Shakespeare forged his tremendous art in the crucible of his comic imagination, which throughout his life enveloped and contained his tragic one. His early comedies—with their baroque poetic exuberance, intense theatricality, explosive bursts of humor, and superbly concrete realizations of the dialects of love—capture as in a chrysalis all that he was to become.
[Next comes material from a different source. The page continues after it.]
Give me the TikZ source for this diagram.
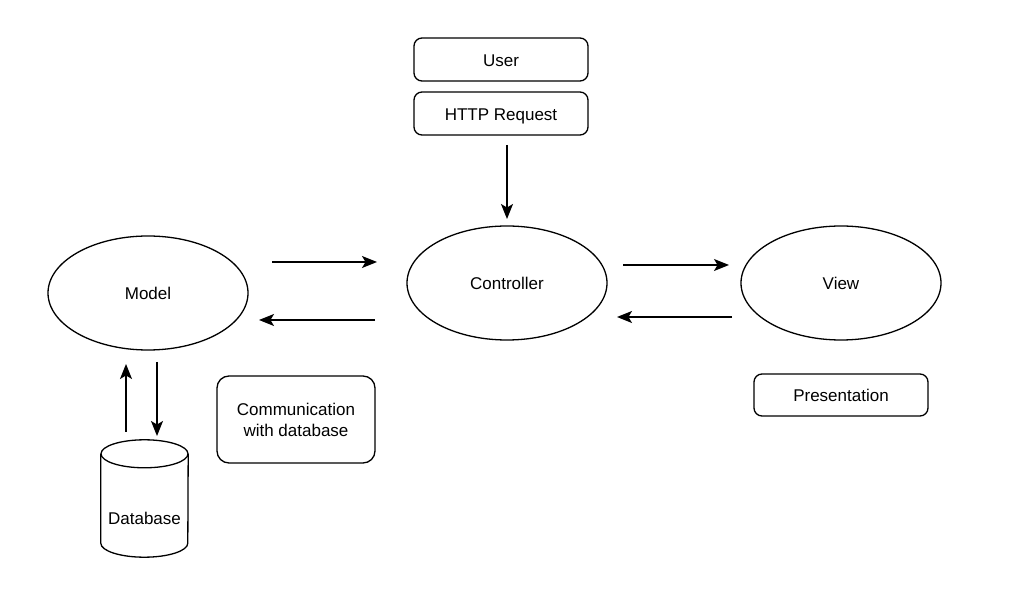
\documentclass[tikz,border=0pt]{standalone}
\usepackage{fontspec}
\setmainfont{Liberation Sans}
\usetikzlibrary{arrows.meta,shapes.geometric}
\begin{document}
\begin{tikzpicture}[x=1pt,y=1pt,
  lw/.style={line width=1.3pt},
  rbox/.style={draw, lw, rounded corners=8pt, minimum width=174pt, minimum height=43pt, inner sep=0pt, align=center},
  oval/.style={draw, lw, ellipse, minimum width=200pt, minimum height=114pt, inner sep=0pt},
  conn/.style={lw, -{Stealth[length=15pt,width=12pt,inset=3.5pt]}},
  every node/.style={font=\fontsize{17}{21}\selectfont, text height=14pt, text depth=0pt}]
\useasboundingbox (0,0) rectangle (1015,600);
\node[rbox] (user) at (501,540.5) {User};
\node[rbox] (http) at (501,486.5) {HTTP Request};
\node[oval] (ctrl) at (507,317) {Controller};
\node[oval] (model) at (148,307) {Model};
\node[oval] (view) at (841,317) {View};
\node[rbox, minimum width=158pt, minimum height=87pt, rounded corners=12pt, text height=, text depth=] (comm) at (296,180.5) {Communication\\with database};
\node[rbox, minimum height=42pt] (pres) at (841,205) {Presentation};
% database cylinder
\node[minimum width=87pt, minimum height=117pt, inner sep=0pt] (db) at (144.5,101.5) {};
\node at (144.5,82) (dblabel) {Database};
\draw[lw] ([yshift=-14pt]db.north) ellipse [x radius=43.5pt, y radius=14pt];
\draw[lw] ([yshift=-14pt]db.north west) -- ([yshift=14pt]db.south west)
  arc [start angle=180, end angle=360, x radius=43.5pt, y radius=14pt]
  -- ([yshift=-14pt]db.north east);
% connector endpoints
\coordinate (a1) at (507,455); \coordinate (a2) at (507,381);
\coordinate (b1) at (272,338); \coordinate (b2) at (377,338);
\coordinate (c1) at (375,280); \coordinate (c2) at (259,280);
\coordinate (d1) at (623,335); \coordinate (d2) at (729,335);
\coordinate (e1) at (732,283); \coordinate (e2) at (617,283);
\coordinate (f1) at (126,168); \coordinate (f2) at (126,236);
\coordinate (g1) at (157,238); \coordinate (g2) at (157,164);
\draw[conn] (a1) -- (a2);
\draw[conn] (b1) -- (b2);
\draw[conn] (c1) -- (c2);
\draw[conn] (d1) -- (d2);
\draw[conn] (e1) -- (e2);
\draw[conn] (f1) -- (f2);
\draw[conn] (g1) -- (g2);
\end{tikzpicture}
\end{document}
They provide a complete inventory of the mind of our greatest writer in the middle of his golden youth.
This volume contains The Comedy of Errors, The Taming of the Shrew, The Two Gentlemen of Verona, Love's Labor's Lost, A Midsummer Night's Dream, and it's companion piece, Romeo and Juliet, which Tony Tanner describes in his introduction as "a tragedy by less than one minute." The texts, authoritatively edited by Sylvan Barnet, are supplemented with textual notes, bibliographies, a detailed chronology of Shakespeare's life and times, and a substantial introduction in which Tanner discusses each play individually and in the context of Shakespeare's oeuvre.
(Book Jacket Status: Jacketed)
About the Author
William Shakespeare was born in April 1564 in the town of Stratford-upon-Avon, on England's Avon River. When he was eighteen, he married Anne Hathaway. The couple had three children--their older daughter, Susanna, and the twins, Judith and Hamnet. Hamnet, Shakespeare's only son, died in childhood. The bulk of Shakespeare's working life was spent, not in Stratford, but in the theater world of London, where he established himself professionally by the early 1590s. He had a successful career in London as a playwright and actor and was a shareholder in the acting company the Lord Chamberlain's Men, later known as the King's Men. He produced most of his plays between 1589 and 1613. Sometime between 1610 and 1613, Shakespeare is thought to have retired from the stage and returned home to Stratford, where he died in 1616.
Tony Tanner was Professor of English and American Literature at the University of Cambridge.